We finished porting the Matlab code to the sequential C++ code of BSIM as our baseline. There were some changes of plan we originally had. Instead of using Halide, we decided to use both FFTW and Eigen libraries in our implementation, which involved major changes of data types in our code. The reason we initially planned to use Halide was that it has FFT related functions that we could take advantage of. However, when we did some research about Halide, we found that Halide may not be so good with large image convolution in CPU[1]. In addition, the source code for Matlab doing FFT used the FFTW library. We believed that using the same library can better compare our C++ implementation to the Matlab version of the code. Using Halide in GPU might be a “nice-to have” topic as we found that Halide in GPU had better performance[2]. However, we probably would not have sufficient time to do this. During the period, we also thought about how to parallelize the proximal gradient descent portion of our code.

Goals and Deliverables

Comparing our current work status to the proposal, we are roughly one week behind the schedule due to change of plan from Halide to FFTW and Eigen. We spent about half a week learning about Halide but ended up not using it. We now have a more clear goal to achieve in the end. Our sequential C++ version needs around 30 minutes to run the entire BSIM while the Matlab version only takes about 7 minutes. We would try to make our parallel version have the speedup comparable to the Matlab version with 8 cores. In other words, around 4x speedup with 8 cores for parallel version.

Plan for poster session

In the poster session, we would show how the resolution is improved based on current paralleled code. We would highlight the improvement on performance and execution time in terms of bar charts and/or tables. We plan not to have a live demo due to the time limitation. As for now, our sequential version needs around 30 minutes to generate the result image. We anticipate less time with our parallel version, but we believe that the time required to run both versions and compare would be too much for the poster session.

Reference

[1] https://cacm.acm.org/magazines/2018/1/223877-halide/fulltext?mobile=false [2] https://dvicini.github.io/projects/bscthesis/vicini_bsc_thesis.pdf

Concerns

We read about the Bridges machine system configuration and found out that they have multiple CPU nodes available.
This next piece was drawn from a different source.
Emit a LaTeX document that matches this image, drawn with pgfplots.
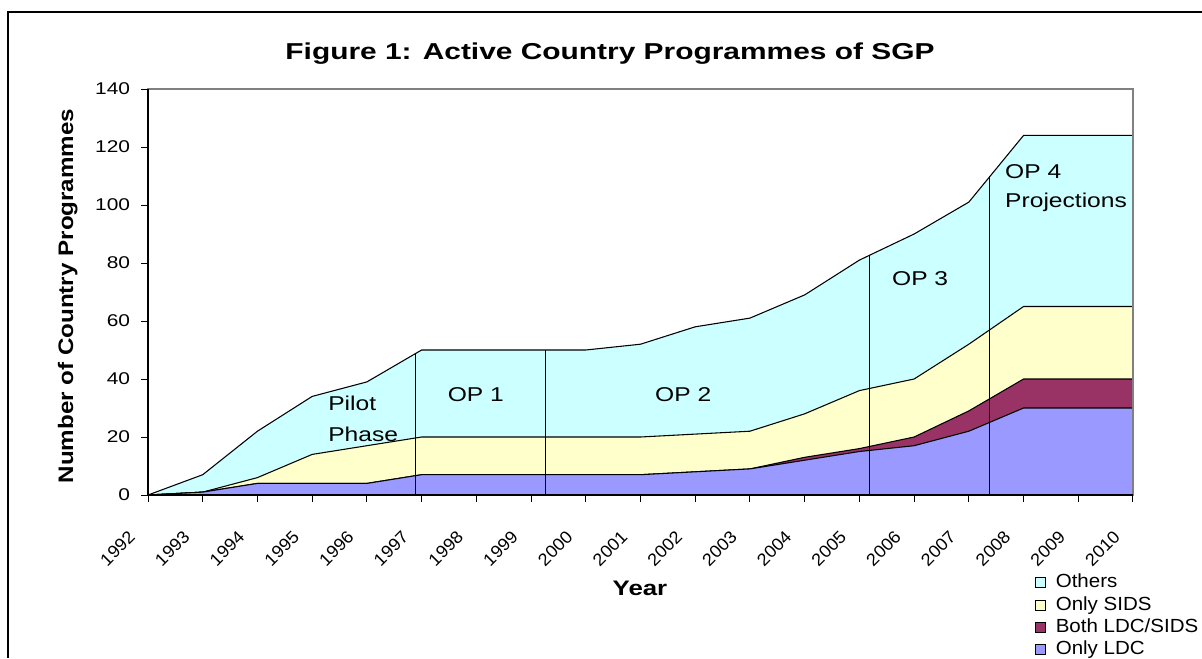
\documentclass[border=0pt]{standalone}
\usepackage{fontspec}
\setmainfont{Liberation Sans}
\newfontfamily\fT{Liberation Sans}[FakeStretch=1.3]
\newfontfamily\fK{Liberation Sans}[FakeStretch=1.23]
\newfontfamily\fY{Liberation Sans}[FakeStretch=1.15]
\newfontfamily\fL{Liberation Sans}[FakeStretch=1.08]
\newfontfamily\fX{Liberation Sans}[FakeStretch=1.05]
\usepackage{pgfplots}
\pgfplotsset{compat=1.18}
\definecolor{cOth}{HTML}{CCFFFF}
\definecolor{cSIDS}{HTML}{FFFFCC}
\definecolor{cBoth}{HTML}{993366}
\definecolor{cLDC}{HTML}{9999FF}
\begin{document}
\begin{tikzpicture}
\useasboundingbox (0,0) rectangle (901.5pt,493.5pt);
\draw[line width=1.1pt] (6pt,0pt) -- (6pt,484.5pt) -- (901.5pt,484.5pt);
\begin{axis}[
  at={(111pt,122.25pt)}, anchor=south west,
  scale only axis, width=738.75pt, height=304.5pt,
  xmin=1992, xmax=2010, ymin=0, ymax=140,
  xtick={1992,...,2010}, ytick={0,20,...,140},
  /pgf/number format/1000 sep={},
  /pgf/number format/assume math mode=true,
  tick pos=left, tick align=outside, major tick length=5.25pt,
  tick style={black, line width=0.75pt},
  axis line style={draw=gray, line width=1pt},
  axis on top,
  yticklabel style={font=\fK\fontsize{12.75pt}{15pt}\selectfont, anchor=east, inner sep=0pt, xshift=-8pt},
  xticklabel style={font=\fX\fontsize{13pt}{15pt}\selectfont, inner sep=0pt, xshift=-12pt, yshift=-24pt, rotate=45, anchor=east},
  legend style={at={(0.9005,-0.1950)}, anchor=north west, draw=none, fill=none,
    inner sep=0pt, outer sep=0pt, row sep=3.9pt, column sep=7.5pt,
    font=\fL\fontsize{14.25pt}{16pt}\selectfont,
    nodes={inner sep=0pt, text height=10.3pt, text depth=2.5pt}},
  legend cell align=left,
  legend image code/.code={\draw[#1, line width=0.6pt] (0pt,-3.75pt) rectangle (7.5pt,3.75pt);},
]
\addplot[fill=cOth, draw=black, line width=0.8pt] coordinates {
(1992,0)(1993,7)(1994,22)(1995,34)(1996,39)(1997,50)(1998,50)(1999,50)(2000,50)(2001,52)
(2002,58)(2003,61)(2004,69)(2005,81)(2006,90)(2007,101)(2008,124)(2009,124)(2010,124)} \closedcycle;
\addlegendentry{Others}
\addplot[fill=cSIDS, draw=black, line width=0.8pt] coordinates {
(1992,0)(1993,1)(1994,6)(1995,14)(1996,17)(1997,20)(1998,20)(1999,20)(2000,20)(2001,20)
(2002,21)(2003,22)(2004,28)(2005,36)(2006,40)(2007,52)(2008,65)(2009,65)(2010,65)} \closedcycle;
\addlegendentry{Only SIDS}
\addplot[fill=cBoth, draw=black, line width=0.8pt] coordinates {
(1992,0)(1993,1)(1994,4)(1995,4)(1996,4)(1997,7)(1998,7)(1999,7)(2000,7)(2001,7)
(2002,8)(2003,9)(2004,13)(2005,16)(2006,20)(2007,29)(2008,40)(2009,40)(2010,40)} \closedcycle;
\addlegendentry{Both LDC/SIDS}
\addplot[fill=cLDC, draw=black, line width=0.8pt] coordinates {
(1992,0)(1993,1)(1994,4)(1995,4)(1996,4)(1997,7)(1998,7)(1999,7)(2000,7)(2001,7)
(2002,8)(2003,9)(2004,12)(2005,15)(2006,17)(2007,22)(2008,30)(2009,30)(2010,30)} \closedcycle;
\addlegendentry{Only LDC}
\addplot[black, line width=0.75pt, forget plot] coordinates {(1996.88,0)(1996.88,48.7)};
\addplot[black, line width=0.75pt, forget plot] coordinates {(1999.27,0)(1999.27,50)};
\addplot[black, line width=0.75pt, forget plot] coordinates {(2005.18,0)(2005.18,82.6)};
\addplot[black, line width=0.75pt, forget plot] coordinates {(2007.38,0)(2007.38,110)};
\begin{scope}[every node/.style={font=\fK\fontsize{15pt}{18pt}\selectfont, inner sep=0pt}]
\node[anchor=base west] at (axis cs:1995.29,29) {Pilot};
\node[anchor=base west] at (axis cs:1995.29,18.3) {Phase};
\node[anchor=base] at (axis cs:1997.99,32.1) {OP 1};
\node[anchor=base] at (axis cs:2001.78,32.1) {OP 2};
\node[anchor=base] at (axis cs:2006.11,72.4) {OP 3};
\node[anchor=base west] at (axis cs:2007.66,109.3) {OP 4};
\node[anchor=base west] at (axis cs:2007.66,99.3) {Projections};
\end{scope}
\end{axis}
\draw[black, line width=1.1pt] (111pt,426.75pt) -- (111pt,122.25pt) -- (849.75pt,122.25pt);
\node[anchor=base, inner sep=0pt, font=\fT\bfseries\fontsize{17.25pt}{20pt}\selectfont] at (457.5pt,448.5pt) {Figure 1: Active Country Programmes of SGP};
\node[anchor=base, rotate=90, inner sep=0pt, font=\fY\bfseries\fontsize{15.75pt}{18pt}\selectfont] at (54.75pt,271.5pt) {Number of Country Programmes};
\node[anchor=base, inner sep=0pt, font=\fK\bfseries\fontsize{15.75pt}{18pt}\selectfont] at (480pt,47.25pt) {Year};
\end{tikzpicture}
\end{document}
We need to read the Bridges user guide to see how we know which nodes we can use and how to connect to the specific nodes if possible. We probably also need to figure out how MPI and OpenMP would assign jobs in the Bridges machine. In our message passing process, we may need to communicate the image, which might be a huge data transfer and slow down the program. We need to test it when we finish the parallel version.